The representative body for clinical commissioning groups has backed plans to make it more difficult for NHS providers to block national tariff proposals.
- Commissioners back proposal to make it more difficult for NHS providers to block national tariff proposals
- NHS Clinical Commissioners: “We strongly support proposals to remove the objection threshold based on providers’ share of supply”
- Follows NHS Providers expressing concern over government’s plans
- NHS Clinical Commissioners says new threshold “should not be set at too high a level”
NHS Clinical Commissioners has supported a move that effectively curbs the power of large acute trusts to reject proposed changes to the payment system.
Last month, the Department of Health launched a consultation on plans to scrap the objection threshold for providers by “share of supply”, and to raise the proportion of commissioners or providers that must object from 51 per cent to “between 66 per cent and 75 per cent”.

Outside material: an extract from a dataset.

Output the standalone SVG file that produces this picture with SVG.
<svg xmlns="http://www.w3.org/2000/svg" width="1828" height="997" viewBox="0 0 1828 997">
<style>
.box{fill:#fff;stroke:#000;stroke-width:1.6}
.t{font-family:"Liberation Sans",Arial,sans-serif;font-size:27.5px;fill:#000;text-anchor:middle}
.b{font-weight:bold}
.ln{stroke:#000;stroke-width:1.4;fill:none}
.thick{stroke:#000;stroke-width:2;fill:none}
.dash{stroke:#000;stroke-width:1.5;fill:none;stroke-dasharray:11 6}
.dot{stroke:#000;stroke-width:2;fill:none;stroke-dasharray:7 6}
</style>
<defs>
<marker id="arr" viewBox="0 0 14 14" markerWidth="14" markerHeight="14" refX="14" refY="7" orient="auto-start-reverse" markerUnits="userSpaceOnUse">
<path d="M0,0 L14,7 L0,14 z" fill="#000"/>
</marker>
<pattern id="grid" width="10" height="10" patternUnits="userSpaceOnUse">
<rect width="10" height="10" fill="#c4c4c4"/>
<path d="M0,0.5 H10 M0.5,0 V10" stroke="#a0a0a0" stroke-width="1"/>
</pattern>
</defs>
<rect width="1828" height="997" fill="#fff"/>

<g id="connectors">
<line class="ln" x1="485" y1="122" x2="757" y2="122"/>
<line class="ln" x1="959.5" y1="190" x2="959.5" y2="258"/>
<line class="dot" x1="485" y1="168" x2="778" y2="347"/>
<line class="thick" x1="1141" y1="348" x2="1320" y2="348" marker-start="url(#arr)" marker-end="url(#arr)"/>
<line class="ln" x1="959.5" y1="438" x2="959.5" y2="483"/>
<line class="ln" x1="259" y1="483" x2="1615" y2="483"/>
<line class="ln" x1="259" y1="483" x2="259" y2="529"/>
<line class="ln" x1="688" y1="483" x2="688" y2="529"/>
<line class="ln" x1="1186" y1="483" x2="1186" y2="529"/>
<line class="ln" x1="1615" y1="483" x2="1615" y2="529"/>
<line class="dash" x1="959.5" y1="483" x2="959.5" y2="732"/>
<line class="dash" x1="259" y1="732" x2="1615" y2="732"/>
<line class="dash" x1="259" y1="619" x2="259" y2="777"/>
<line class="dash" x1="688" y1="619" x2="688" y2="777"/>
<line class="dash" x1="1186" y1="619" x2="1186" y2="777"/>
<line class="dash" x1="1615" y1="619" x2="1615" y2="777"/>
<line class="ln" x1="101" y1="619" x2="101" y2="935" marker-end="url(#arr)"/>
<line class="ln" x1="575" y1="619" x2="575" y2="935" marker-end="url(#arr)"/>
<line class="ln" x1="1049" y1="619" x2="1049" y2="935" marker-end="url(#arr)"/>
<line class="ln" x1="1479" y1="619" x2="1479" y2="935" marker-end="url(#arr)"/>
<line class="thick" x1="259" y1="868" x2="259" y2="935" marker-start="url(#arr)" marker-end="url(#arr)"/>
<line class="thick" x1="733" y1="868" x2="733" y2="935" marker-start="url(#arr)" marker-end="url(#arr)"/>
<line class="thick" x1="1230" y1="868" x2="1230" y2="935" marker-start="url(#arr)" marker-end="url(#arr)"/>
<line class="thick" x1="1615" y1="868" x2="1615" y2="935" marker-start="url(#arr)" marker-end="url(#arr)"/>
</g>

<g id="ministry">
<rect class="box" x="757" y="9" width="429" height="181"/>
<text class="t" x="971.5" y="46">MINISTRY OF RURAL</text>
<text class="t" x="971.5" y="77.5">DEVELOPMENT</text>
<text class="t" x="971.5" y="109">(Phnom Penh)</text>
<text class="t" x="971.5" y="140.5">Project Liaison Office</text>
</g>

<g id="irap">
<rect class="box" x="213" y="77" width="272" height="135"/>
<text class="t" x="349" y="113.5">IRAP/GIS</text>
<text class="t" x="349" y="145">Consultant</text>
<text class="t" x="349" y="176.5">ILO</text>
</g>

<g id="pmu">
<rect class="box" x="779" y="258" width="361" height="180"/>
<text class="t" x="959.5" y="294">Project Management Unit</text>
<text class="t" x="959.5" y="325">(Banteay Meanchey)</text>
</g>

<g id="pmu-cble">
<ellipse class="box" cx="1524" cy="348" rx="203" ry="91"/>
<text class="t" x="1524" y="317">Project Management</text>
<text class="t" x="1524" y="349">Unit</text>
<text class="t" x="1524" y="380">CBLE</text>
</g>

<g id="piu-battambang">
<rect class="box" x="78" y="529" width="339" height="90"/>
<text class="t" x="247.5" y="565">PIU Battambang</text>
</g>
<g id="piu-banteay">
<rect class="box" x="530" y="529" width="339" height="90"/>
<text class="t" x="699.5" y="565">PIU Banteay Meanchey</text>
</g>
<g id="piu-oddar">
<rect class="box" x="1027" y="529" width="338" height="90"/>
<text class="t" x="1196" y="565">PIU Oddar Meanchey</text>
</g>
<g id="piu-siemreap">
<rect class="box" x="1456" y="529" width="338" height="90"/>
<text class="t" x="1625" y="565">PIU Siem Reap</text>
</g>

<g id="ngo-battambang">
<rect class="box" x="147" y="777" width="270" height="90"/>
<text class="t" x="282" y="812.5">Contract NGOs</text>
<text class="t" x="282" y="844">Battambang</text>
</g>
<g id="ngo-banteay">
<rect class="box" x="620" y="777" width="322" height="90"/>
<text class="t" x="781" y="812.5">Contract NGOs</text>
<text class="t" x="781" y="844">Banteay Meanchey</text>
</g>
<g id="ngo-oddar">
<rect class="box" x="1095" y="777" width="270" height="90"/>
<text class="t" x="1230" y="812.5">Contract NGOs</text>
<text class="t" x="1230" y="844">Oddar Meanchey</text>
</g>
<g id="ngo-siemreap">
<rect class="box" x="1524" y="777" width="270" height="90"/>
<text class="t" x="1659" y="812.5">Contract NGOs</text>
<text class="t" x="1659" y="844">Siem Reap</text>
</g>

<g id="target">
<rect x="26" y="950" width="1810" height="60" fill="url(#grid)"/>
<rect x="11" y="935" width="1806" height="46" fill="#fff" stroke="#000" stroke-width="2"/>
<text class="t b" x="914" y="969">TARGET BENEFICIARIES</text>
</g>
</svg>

The tariff for this financial year was rejected by 37 per cent of providers, which accounted for 75 per cent “share of supply” for the relevant services.
However, NHS Clinical Commissioners has said in its consultation response: “We strongly support proposals to remove the objection threshold based on providers’ share of supply.
“There must not be a weighted balance towards a small number of large providers acting in their collective interests at the expense of the health system or service as a whole.
“We agree that the current objection threshold has presented some issues in previous years. If the threshold is to be raised we would be concerned that it should not be set at too high a level.”
The response added: “Whilst there are different views about what the level might be from our members, overall and on balance we believe that the lower end of the continuum within the range suggested, closer to 66 per cent, would be more appropriate, although only alongside the development of a clear system of engagement.
“We believe that a threshold set at the upper level would prevent reasonable objection.”
“We would emphasise the need for full and proper engagement with the health system as a whole to develop a greater understanding of the funding challenge, and build whole system solutions, thereby avoiding the need to use the objection mechanism at all.”